───── COLLECTED MATERIAL ─────
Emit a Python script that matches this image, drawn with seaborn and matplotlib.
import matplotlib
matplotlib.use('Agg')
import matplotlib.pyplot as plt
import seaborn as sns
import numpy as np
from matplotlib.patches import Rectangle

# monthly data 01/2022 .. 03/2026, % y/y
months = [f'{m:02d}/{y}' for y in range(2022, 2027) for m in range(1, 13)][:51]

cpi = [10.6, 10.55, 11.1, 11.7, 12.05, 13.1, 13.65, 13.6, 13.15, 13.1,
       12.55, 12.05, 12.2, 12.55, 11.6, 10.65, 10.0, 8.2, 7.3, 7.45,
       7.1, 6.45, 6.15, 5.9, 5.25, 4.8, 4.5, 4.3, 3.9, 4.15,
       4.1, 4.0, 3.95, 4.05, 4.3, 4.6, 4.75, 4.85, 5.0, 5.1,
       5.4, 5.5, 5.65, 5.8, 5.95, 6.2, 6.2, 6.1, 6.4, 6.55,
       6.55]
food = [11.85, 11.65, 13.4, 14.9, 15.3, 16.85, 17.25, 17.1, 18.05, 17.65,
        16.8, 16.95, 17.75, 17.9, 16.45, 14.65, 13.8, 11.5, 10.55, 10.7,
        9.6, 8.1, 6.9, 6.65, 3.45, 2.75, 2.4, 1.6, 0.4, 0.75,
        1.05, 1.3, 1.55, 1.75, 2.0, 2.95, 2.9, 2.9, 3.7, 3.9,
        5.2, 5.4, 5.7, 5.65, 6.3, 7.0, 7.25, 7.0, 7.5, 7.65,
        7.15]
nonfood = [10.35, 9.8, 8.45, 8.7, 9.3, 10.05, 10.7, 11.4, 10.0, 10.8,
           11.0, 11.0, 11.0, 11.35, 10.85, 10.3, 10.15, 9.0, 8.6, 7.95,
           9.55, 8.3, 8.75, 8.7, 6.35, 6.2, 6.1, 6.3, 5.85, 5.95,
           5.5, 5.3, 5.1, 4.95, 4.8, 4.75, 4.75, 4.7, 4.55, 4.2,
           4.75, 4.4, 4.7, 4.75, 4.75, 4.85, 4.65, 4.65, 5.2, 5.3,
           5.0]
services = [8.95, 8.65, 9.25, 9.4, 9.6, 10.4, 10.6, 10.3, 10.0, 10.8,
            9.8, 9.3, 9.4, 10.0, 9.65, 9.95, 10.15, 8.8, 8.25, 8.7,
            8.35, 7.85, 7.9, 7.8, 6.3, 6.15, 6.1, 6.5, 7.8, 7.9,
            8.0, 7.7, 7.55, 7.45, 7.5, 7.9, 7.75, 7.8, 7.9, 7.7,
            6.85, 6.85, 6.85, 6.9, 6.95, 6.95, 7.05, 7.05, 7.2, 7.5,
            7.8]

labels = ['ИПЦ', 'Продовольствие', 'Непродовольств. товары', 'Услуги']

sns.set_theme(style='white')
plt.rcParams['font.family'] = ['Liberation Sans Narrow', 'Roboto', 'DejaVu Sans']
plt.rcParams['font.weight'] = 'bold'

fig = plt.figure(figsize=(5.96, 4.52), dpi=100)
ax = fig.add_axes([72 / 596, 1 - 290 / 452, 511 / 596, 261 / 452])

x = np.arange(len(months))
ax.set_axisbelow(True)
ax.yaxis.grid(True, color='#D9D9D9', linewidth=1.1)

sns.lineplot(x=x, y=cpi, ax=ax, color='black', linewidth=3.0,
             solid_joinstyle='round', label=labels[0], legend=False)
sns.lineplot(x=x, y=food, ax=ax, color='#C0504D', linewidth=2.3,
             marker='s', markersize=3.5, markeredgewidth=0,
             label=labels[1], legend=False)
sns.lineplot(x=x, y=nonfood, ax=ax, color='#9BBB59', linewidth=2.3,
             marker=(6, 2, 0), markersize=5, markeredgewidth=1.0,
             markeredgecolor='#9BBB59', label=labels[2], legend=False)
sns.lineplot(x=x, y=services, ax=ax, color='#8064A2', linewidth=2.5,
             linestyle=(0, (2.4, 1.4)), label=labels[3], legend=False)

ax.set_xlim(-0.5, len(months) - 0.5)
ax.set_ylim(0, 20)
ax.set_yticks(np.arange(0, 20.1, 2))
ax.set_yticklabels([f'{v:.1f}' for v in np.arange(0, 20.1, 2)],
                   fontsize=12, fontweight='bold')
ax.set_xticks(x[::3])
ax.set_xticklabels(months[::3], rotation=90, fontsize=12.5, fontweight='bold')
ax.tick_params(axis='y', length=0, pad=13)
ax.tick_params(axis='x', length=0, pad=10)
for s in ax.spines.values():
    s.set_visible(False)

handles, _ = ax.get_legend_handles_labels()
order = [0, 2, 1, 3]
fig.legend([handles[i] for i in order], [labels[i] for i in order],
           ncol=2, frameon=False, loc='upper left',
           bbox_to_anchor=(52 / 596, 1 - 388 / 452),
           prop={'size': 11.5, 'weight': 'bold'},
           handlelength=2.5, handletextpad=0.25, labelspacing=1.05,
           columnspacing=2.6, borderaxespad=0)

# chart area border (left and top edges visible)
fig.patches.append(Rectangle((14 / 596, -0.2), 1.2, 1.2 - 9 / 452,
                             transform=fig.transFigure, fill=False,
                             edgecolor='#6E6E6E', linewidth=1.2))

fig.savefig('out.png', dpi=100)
─────
**STATED GOAL:** Starting with the first line of the data above, copy each line exactly until you reach the line with "in range(1, 13)][:51]"; include that line as well.

**COMPLETED EXERCISE:**
Emit a Python script that matches this image, drawn with seaborn and matplotlib.
import matplotlib
matplotlib.use('Agg')
import matplotlib.pyplot as plt
import seaborn as sns
import numpy as np
from matplotlib.patches import Rectangle

# monthly data 01/2022 .. 03/2026, % y/y
months = [f'{m:02d}/{y}' for y in range(2022, 2027) for m in range(1, 13)][:51]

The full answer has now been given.